I entered the theater that fateful Friday night with mixed expectations. Judging from the trailers, the conclusion was shaping up to be epic. However, I hadn’t been completely thrilled with the first part of Mockingjay, so I was hesitant to hope too much. The book itself is, in my opinion, the most complicated and controversial of the series. The film could go either way.
And although every book-to-movie adaptation has details to quibble over, I ended up solidly impressed and deeply touched by Mockingjay Part 2. The emotions ran high, and I felt everything keenly, not only for Katniss but the other characters. My heart continually split for Gale because I knew his rejection was coming. Although I fully support Katniss being with Peeta (more on that in a second), I personally loved and would have chosen Gale. Their final parting let me in tears, although it was executed exactly as I had painfully imagined.
Speaking of pain, Peeta’s struggle was portrayed so well. Even though I wanted to scream at him sometimes, I ached for how he was being torn apart internally. It was a conflict that could have made or broken the film, and I felt that it was played out in a believable, raw way.

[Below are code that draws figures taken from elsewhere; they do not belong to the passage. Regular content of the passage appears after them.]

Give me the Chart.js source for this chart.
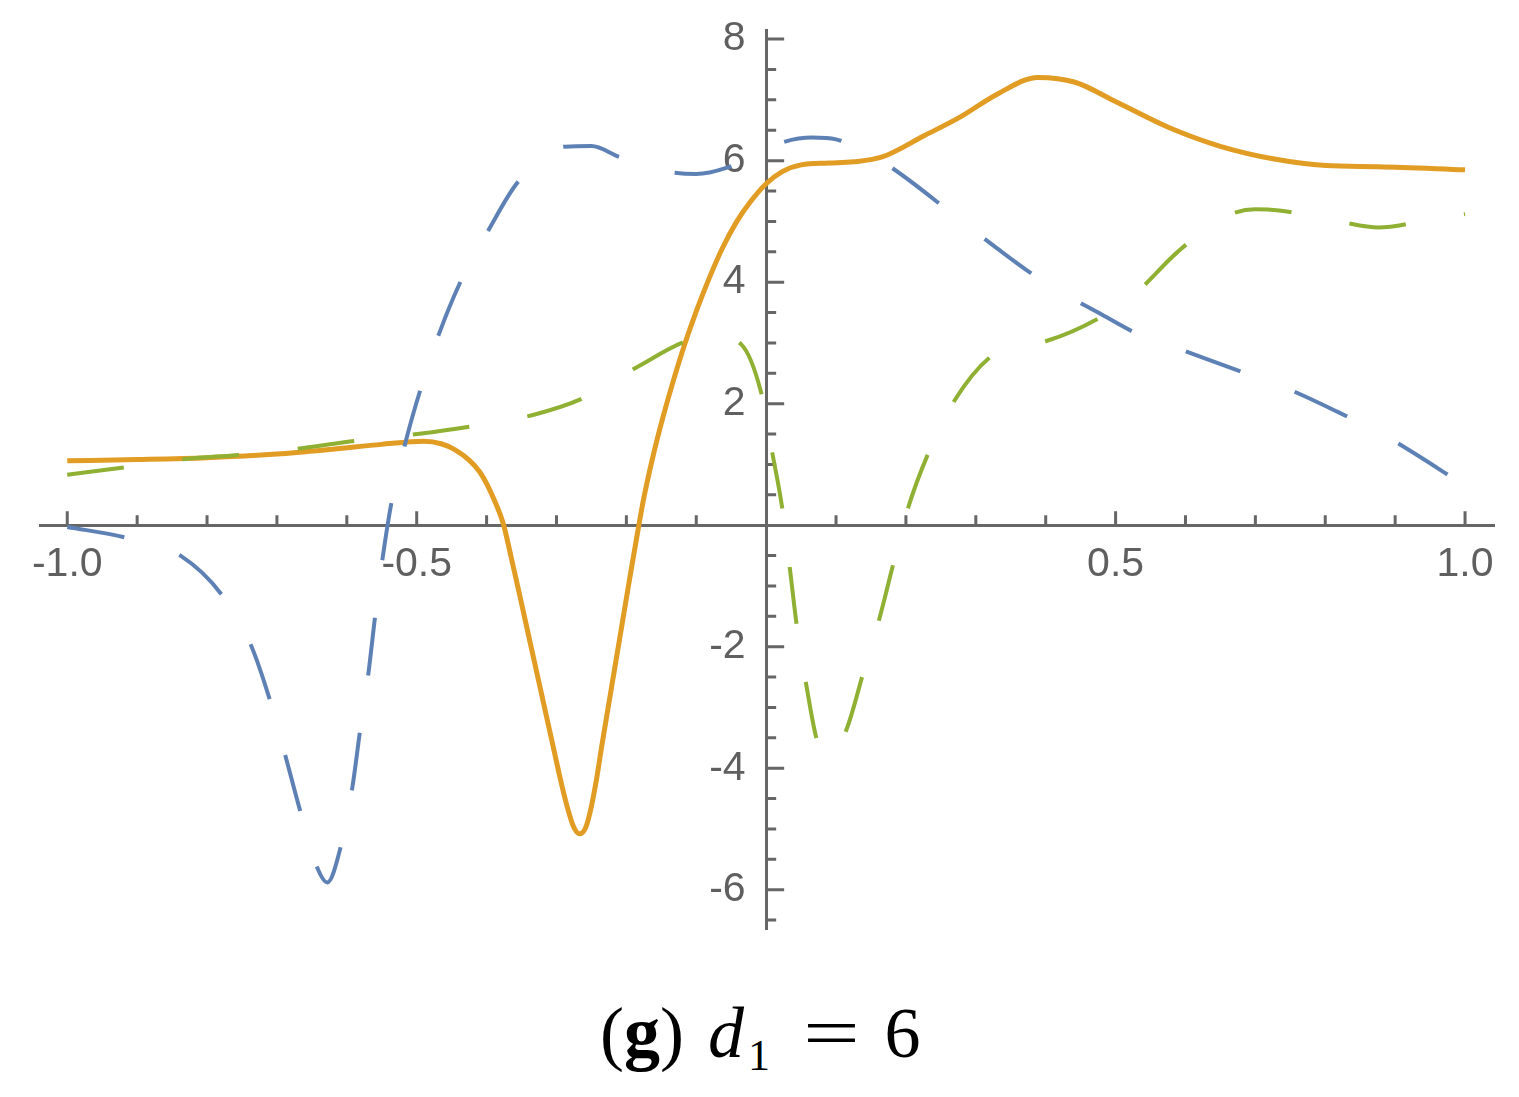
<!DOCTYPE html>
<html>
<head>
<meta charset="utf-8">
<script src="https://cdn.jsdelivr.net/npm/chart.js@4"></script>
<style>
  html, body { margin: 0; padding: 0; background: #ffffff; }
  #wrap { position: relative; width: 1519px; height: 1097px; overflow: hidden; }
  #chartBox { position: absolute; left: 0; top: 0; width: 1519px; height: 960px; }
  #caption {
    position: absolute; left: 600px; top: 985px;
    font-family: "Liberation Serif", "DejaVu Serif", serif; font-size: 72px; color: #000;
    white-space: nowrap; line-height: 96px;
  }
  #caption .b { font-weight: bold; }
  #caption .i { font-style: italic; margin-left: 24px; }
  #caption sub { font-size: 44px; vertical-align: -13px; line-height: 0; margin-left: 4px; }
  #caption .eq { display: inline-block; transform: scaleX(1.4); margin-left: 41px; }
  #caption .six { margin-left: 33px; }
</style>
</head>
<body>
<div id="wrap">
  <div id="chartBox"><canvas id="c"></canvas></div>
  <div id="caption">(<span class="b">g</span>)<span class="i">d</span><sub>1</sub><span class="eq">=</span><span class="six">6</span></div>
</div>
<script>
// ---- data ----
const orangeX = [-1.0, -0.9, -0.8, -0.7, -0.62, -0.55, -0.49, -0.465, -0.445, -0.425, -0.41, -0.398, -0.387, -0.376, -0.365, -0.355, -0.345, -0.335, -0.325, -0.315, -0.305, -0.295, -0.285, -0.276, -0.267, -0.258, -0.251, -0.243, -0.235, -0.225, -0.215, -0.205, -0.195, -0.185, -0.175, -0.163, -0.149, -0.134, -0.117, -0.099, -0.082, -0.063, -0.043, -0.022, 0.0, 0.023, 0.05, 0.09, 0.125, 0.166, 0.226, 0.278, 0.330, 0.389, 0.442, 0.502, 0.577, 0.651, 0.725, 0.801, 0.876, 1.0];
const orangeY = [1.06, 1.08, 1.11, 1.17, 1.25, 1.33, 1.38, 1.34, 1.24, 1.07, 0.88, 0.64, 0.36, 0.02, -0.52, -1.03, -1.55, -2.07, -2.59, -3.11, -3.63, -4.15, -4.62, -4.95, -5.08, -4.97, -4.68, -4.20, -3.62, -2.93, -2.24, -1.55, -0.86, -0.19, 0.45, 1.08, 1.72, 2.33, 2.96, 3.55, 4.05, 4.55, 4.98, 5.33, 5.62, 5.82, 5.93, 5.96, 5.98, 6.06, 6.41, 6.72, 7.09, 7.37, 7.29, 6.96, 6.54, 6.23, 6.03, 5.92, 5.90, 5.85];

const blueX = [-1.0, -0.918, -0.837, -0.778, -0.737, -0.710, -0.688, -0.667, -0.644, -0.628, -0.608, -0.592, -0.581, -0.569, -0.559, -0.549, -0.536, -0.515, -0.495, -0.469, -0.436, -0.398, -0.355, -0.288, -0.25, -0.21, -0.142, -0.10, -0.057, 0.023, 0.066, 0.10, 0.14, 0.18, 0.266, 0.33, 0.398, 0.475, 0.542, 0.581, 0.662, 0.741, 0.815, 0.89, 1.0];
const blueY = [-0.03, -0.20, -0.51, -1.16, -1.98, -2.88, -3.79, -4.69, -5.59, -5.88, -5.26, -4.31, -3.38, -2.43, -1.45, -0.56, 0.38, 1.41, 2.22, 3.12, 4.04, 4.84, 5.65, 6.23, 6.24, 6.06, 5.82, 5.78, 5.88, 6.30, 6.38, 6.35, 6.15, 5.88, 5.13, 4.56, 4.00, 3.50, 3.09, 2.94, 2.60, 2.27, 1.88, 1.44, 0.65];

const greenX = [-1.0, -0.918, -0.831, -0.751, -0.662, -0.587, -0.499, -0.419, -0.335, -0.262, -0.185, -0.114, -0.075, -0.036, -0.006, 0.009, 0.023, 0.034, 0.044, 0.057, 0.073, 0.092, 0.116, 0.139, 0.162, 0.183, 0.203, 0.233, 0.270, 0.322, 0.36, 0.403, 0.475, 0.528, 0.588, 0.655, 0.70, 0.734, 0.82, 0.876, 0.946, 1.0];
const greenY = [0.83, 0.95, 1.09, 1.16, 1.27, 1.39, 1.50, 1.63, 1.81, 2.09, 2.60, 3.03, 3.12, 2.98, 2.13, 1.18, 0.28, -0.72, -1.67, -2.60, -3.55, -3.85, -3.33, -2.43, -1.54, -0.59, 0.28, 1.21, 2.06, 2.78, 2.95, 3.04, 3.40, 3.81, 4.49, 5.07, 5.20, 5.18, 5.00, 4.90, 5.02, 5.12];

// ---- ticks ----
const xTickValues = [-1.0, -0.9, -0.8, -0.7, -0.6, -0.5, -0.4, -0.3, -0.2, -0.1, 0.1, 0.2, 0.3, 0.4, 0.5, 0.6, 0.7, 0.8, 0.9, 1.0];
const xLabelValues = [-1.0, -0.5, 0.5, 1.0];
const xLabelTexts = ["-1.0", "-0.5", "0.5", "1.0"];
const yTickValues = [-6.5, -6, -5.5, -5, -4.5, -4, -3.5, -3, -2.5, -2, -1.5, -1, -0.5, 0.5, 1, 1.5, 2, 2.5, 3, 3.5, 4, 4.5, 5, 5.5, 6, 6.5, 7, 7.5, 8];
const yLabelValues = [-6, -4, -2, 2, 4, 6, 8];
const yLabelTexts = ["-6", "-4", "-2", "2", "4", "6", "8"];

function pts(xs, ys) { return xs.map((x, i) => ({x: x, y: ys[i]})); }
function findLabel(values, texts, v) {
  for (let i = 0; i < values.length; i++) if (Math.abs(values[i] - v) < 1e-6) return texts[i];
  return '';
}

const AXIS_COLOR = '#666666';
const LABEL_COLOR = '#5f5f5f';

const tickMarks = {
  id: 'tickMarks',
  beforeDatasetsDraw(chart) {
    const ctx = chart.ctx;
    const xs = chart.scales.x, ys = chart.scales.y;
    const x0 = xs.getPixelForValue(0), y0 = ys.getPixelForValue(0);
    ctx.save();
    ctx.strokeStyle = AXIS_COLOR;
    ctx.lineWidth = 3;
    ctx.beginPath();
    xTickValues.forEach(v => {
      const px = xs.getPixelForValue(v);
      const major = findLabel(xLabelValues, xLabelTexts, v) !== '';
      const len = major ? 14 : 10;
      ctx.moveTo(px, y0);
      ctx.lineTo(px, y0 - len);
    });
    yTickValues.forEach(v => {
      const py = ys.getPixelForValue(v);
      const major = findLabel(yLabelValues, yLabelTexts, v) !== '';
      const len = major ? 18 : 10;
      ctx.moveTo(x0, py);
      ctx.lineTo(x0 + len, py);
    });
    ctx.stroke();
    ctx.restore();
  }
};

const tickFont = { family: "'Liberation Sans', Arial, sans-serif", size: 41 };

new Chart(document.getElementById('c'), {
  type: 'line',
  data: {
    datasets: [
      { label: 'blue', data: pts(blueX, blueY), borderColor: '#5E81B5', borderWidth: 4, borderDash: [58, 58], pointRadius: 0, cubicInterpolationMode: 'monotone', fill: false },
      { label: 'green', data: pts(greenX, greenY), borderColor: '#8FB032', borderWidth: 4, borderDash: [57, 59], pointRadius: 0, cubicInterpolationMode: 'monotone', fill: false },
      { label: 'orange', data: pts(orangeX, orangeY), borderColor: '#E19C24', borderWidth: 5, pointRadius: 0, cubicInterpolationMode: 'monotone', fill: false }
    ]
  },
  options: {
    responsive: true,
    maintainAspectRatio: false,
    animation: false,
    layout: { padding: { left: 40, right: 26, top: 30, bottom: 32 } },
    plugins: { legend: { display: false }, tooltip: { enabled: false } },
    scales: {
      x: {
        type: 'linear', min: -1.039, max: 1.04,
        position: { y: 0 },
        grid: { display: false, drawTicks: false, lineWidth: 3 },
        border: { display: true, color: AXIS_COLOR, width: 3 },
        afterBuildTicks: (s) => { s.ticks = xTickValues.map(v => ({ value: v })); },
        ticks: {
          autoSkip: false, maxRotation: 0, padding: 15, color: LABEL_COLOR, font: tickFont,
          callback: (v) => findLabel(xLabelValues, xLabelTexts, v)
        }
      },
      y: {
        type: 'linear', min: -6.63, max: 8.15,
        position: { x: 0 },
        grid: { display: false, drawTicks: false, lineWidth: 3 },
        border: { display: true, color: AXIS_COLOR, width: 3 },
        afterBuildTicks: (s) => { s.ticks = yTickValues.map(v => ({ value: v })); },
        ticks: {
          autoSkip: false, color: LABEL_COLOR, font: tickFont,
          callback: (v) => { const t = findLabel(yLabelValues, yLabelTexts, v); return t ? t + '\u2002' : ''; }
        }
      }
    }
  },
  plugins: [tickMarks]
});
</script>
</body>
</html>
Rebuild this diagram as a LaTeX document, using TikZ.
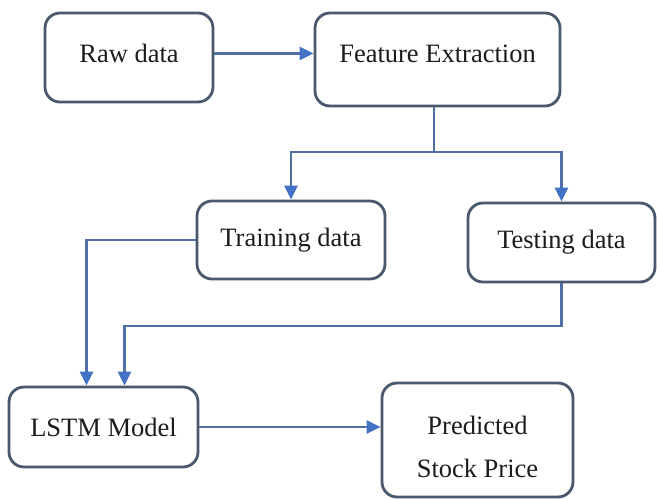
\documentclass[tikz,border=0pt]{standalone}
\usepackage{fontspec}
\setmainfont{Liberation Serif}
\usetikzlibrary{arrows.meta}
\definecolor{boxline}{HTML}{4A586E}
\definecolor{linkline}{HTML}{5070A4}
\definecolor{tipblue}{HTML}{4472C4}
\definecolor{ink}{HTML}{1C1C1C}
\begin{document}
\begin{tikzpicture}[x=1pt,y=-1pt,
  stagebox/.style={draw=boxline, line width=2.8pt, rounded corners=15pt,
    fill=white, text=ink, align=center,
    font=\fontsize{26.5}{43}\selectfont},
  link/.style={draw=linkline, line width=2.7pt,
    -{Triangle[length=14pt,width=13pt,color=tipblue]}},
  plainlink/.style={draw=linkline, line width=2.7pt}]
\useasboundingbox[fill=white] (0,0) rectangle (657,499);

% pipeline stages
\node[stagebox, minimum width=168pt, minimum height=89pt,
      text height=18pt, text depth=9pt] (raw) at (129,57.5) {Raw data};
\node[stagebox, minimum width=245pt, minimum height=93pt,
      text height=18pt, text depth=12pt] (feat) at (437.5,59.5) {Feature Extraction};
\node[stagebox, minimum width=188pt, minimum height=78pt] (train) at (291,240) {Training data};
\node[stagebox, minimum width=187pt, minimum height=79pt] (test) at (561.5,242.5) {Testing data};
\node[stagebox, minimum width=189pt, minimum height=80pt] (lstm) at (103.5,427) {LSTM Model};
\node[stagebox, minimum width=191pt, minimum height=114pt,
      text height=75pt] (pred) at (477.5,440) {Predicted\\Stock Price};

% junction levels
\coordinate (split) at (434,152);
\coordinate (merge) at (0,326);

% connectors
\draw[link] ([yshift=4pt]raw.east) -- ([yshift=4pt]raw.east -| feat.west);
\draw[plainlink] (feat.south -| split) -- (split);
\draw[link] (split) -| (train.north);
\draw[link] (split) -| (test.north);
\draw[link] (train.west) -| ([xshift=-17pt]lstm.north);
\draw[link] (test.south) -- (test.south |- merge) -| ([xshift=21pt]lstm.north);
\draw[link] (lstm.east) -- (lstm.east -| pred.west);
\end{tikzpicture}
\end{document}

The agony doesn’t end with Peeta and Gale, though. Every time Prim came on screen, I cringed at what was to come. She has grown up so beautifully in the series, and her deeper characterization makes the ending all the more heartbreaking. I grieved right there with Katniss.
The hardest moment for me by far was Finnick’s final scene. As soon as the characters entered that setting, my body tensed up. I wouldn’t take my eyes off Finnick because I knew. I knew what was coming. Sure enough, in a moment both heroic and devastating, he is lost. I would have loved more time to mourn him, but as in the books, the action cannot stop. I choked back sobs as they continued fighting for their lives… with one lost.
I’ve rambled long enough about my devastated emotions, though. Despite all my heartbreak, or perhaps in part because of it, I loved this movie. Sure, there are elements I would have changed (WHY DIDN’T FINNICK GET MORE SCREEN TIME), but overall, I felt it carried on the spirit of the story wonderfully.
The revolution finally explodes and then resolves, as best as it can. It’s not a perfect conclusion, and it shouldn’t be. Instead of being seamless and polished, it is real.
Speaking of real, I appreciated the end scenes showing the result of Katniss and Peeta’s relationship. We see why they need each other, why their scars in the end weave them together. We see them rise from the ashes and build a new life. Despite my love for Gale, we see why Peeta was the one Katniss truly needed.
This is a franchise film, so of course there is, and will be, heaps of criticism. But for my part, I say it was well-paced, highly emotional, and a satisfying end to the saga. I sat in the theater until the final credits faded because I didn’t want to say goodbye to a series that has meant so much in my adolescence.
Regardless of what the critics may say, Mockingjay Part 2 was an experience I will remember forever. I’ll never forget the boy with bread or the girl on fire.
Real or not real?
What did you think of Mockingjay Part 2? Let us know in the comments below!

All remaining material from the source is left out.